Contado assim, parece uma brincadeira de miúdos, como se fosse apenas mais um gangue (no meu tempo de miúdo chamavam-se seitas) à procura de conflito. Mas estes não são adolescentes inimputáveis; estavam envolvidos um juiz, um ex-deputado da AfD e um oficial paraquedista. Felizmente a polícia levou-os a sério e, durante buscas que envolveram 1.500 agentes em vários locais, descobriu armamento mais do que suficiente para tornar o plano marado numa realidade, pelos menos na parte do ataque ao Reichtag. Seria levado a cabo pelos Cidadãos do Reich, o braço armado dos Patriotas Unidos.

O Príncipe no banco dos réus

Nove elementos dessa “milícia” começaram a ser julgados a 29 de Abril em Estugarda. Esta terça-feira, outros nove, incluindo o Príncipe, sentaram-se no banco dos réus em Frankfurt. Embora as provas sejam substanciais, calcula-se que os julgamentos se irão arrastar até 2025.

A questão não é o perigo dum golpe anti-democrático bem sucedido, mas a intenção de derrubar a democracia por meios violentos. A intenção é crime, por mais lunática que seja a acção. A Alemanha é uma democracia consolidada, com meios operacionais de defesa interna (polícias, forças armadas, serviços de informação) e uma opinião pública que, mesmo descontente com os partidos institucionais, não aceitaria uma volta para trás deste calibre.

A questão é o significado político. A possibilidade de um pequeno grupo de radicais perturbar espetacularmente o funcionamento dos órgãos regulares do Estado. A AfD, por mais agressiva e desagradável que seja, joga pelas regras constitucionais. Os Patriotas Unidos são um grupo terrorista, financiado por entidades obscuras, que podem muito bem incluir agentes estrangeiros - russos, mais provavelmente - interessados em desestabilizar o modo de vida europeu. Putin diz exactamente a mesma coisa, que a Europa perdeu os valores tradicionais da família, está decadente, cheia de vícios e a precisar de uma “redenção”.

Nos tempos da Guerra Fria, entre 1945 e 1991, a URSS era uma ameaça localizada, sabia-se quem estava do “lado de cá” e do “lado de lá” e a luta efetiva concentrava-se em operações de espionagem fora das vistas da opinião pública. Nestes tempos da pós-verdade, a Rússia é uma potência invasora ativa e não se sabe quem está de que lado, ou mesmo quais são os “lados” possíveis.

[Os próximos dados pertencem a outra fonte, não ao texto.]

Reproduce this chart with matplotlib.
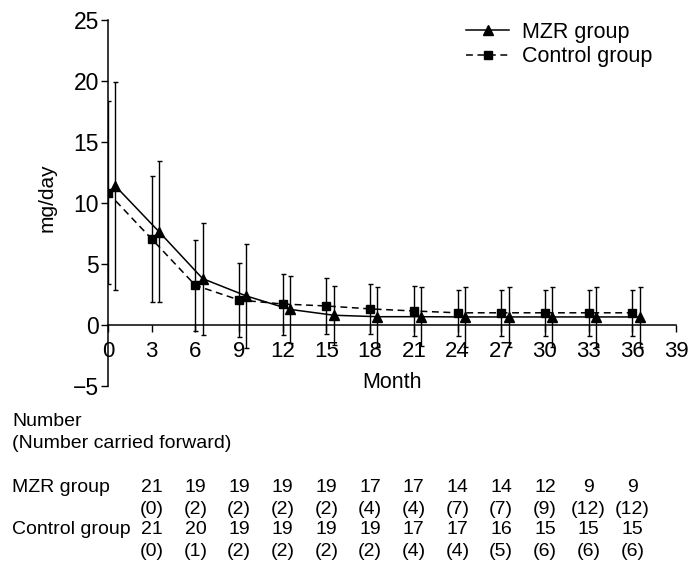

O Médio Oriente e, em geral, ou outro lado do Mediterrâneo, sempre em convulsão, provoca migrações em massa de pessoas violentadas e violentas, difíceis de aculturar, que os europeus receiam ou, pelo menos, desconfiam.

Esta conspiração agora em julgamento é como o “bullying” de meia dúzia de crianças a criar insegurança no recreio da escola. Nunca se sabe de onde vem o perigo e não são precisos muitos para desestabilizar a maioria. O voto, essa arma fundamental da Democracia, parece que já não chega para manter a paz e a busca da felicidade.